Consent is not required for the library itself because no information is stored or accessed on the visitor's device. When Goober is fetched from a third party CDN, the legal basis for the IP transmission is the legitimate interest of the website operator in delivering static assets.
No personal data is processed by the library. If Goober is loaded from a CDN, the IP address shared with the CDN provider is processed under Article 6(1)(f) of the GDPR (legitimate interest), provided the documentation describes the recipient and the safeguards put in place.
The library itself does not transfer data. Transfers can occur indirectly when Goober is served from a global CDN such as jsDelivr or unpkg, which may process the request from edge nodes located in the United States or other countries. Standard Contractual Clauses cover those transfers.
A formal DPIA is not required for Goober. The library does not process personal data, does not profile users and does not perform automated decision making. A lightweight third party risk assessment for the chosen CDN is usually enough.

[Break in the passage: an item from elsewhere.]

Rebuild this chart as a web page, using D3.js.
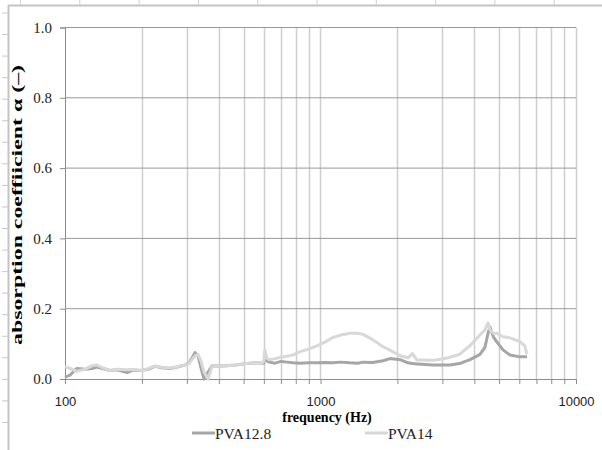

Bundle the library directly into your application or self host it on the same domain as the website. Pin a Subresource Integrity hash, document the dependency in your component inventory, and add a single line to your privacy policy describing that Goober is a styling utility with no tracking.
Alternatives include Emotion, Styled Components, Stitches, vanilla extract and Tailwind CSS. Goober is chosen mostly for its very small footprint. Each alternative has its own privacy profile, but most CSS in JS libraries also avoid setting cookies.
List Goober in the technical components section of the privacy policy, state that it does not set cookies, mention the delivery channel (bundled, self hosted or CDN), and if a CDN is used, name the provider and the country of processing along with the legal safeguards.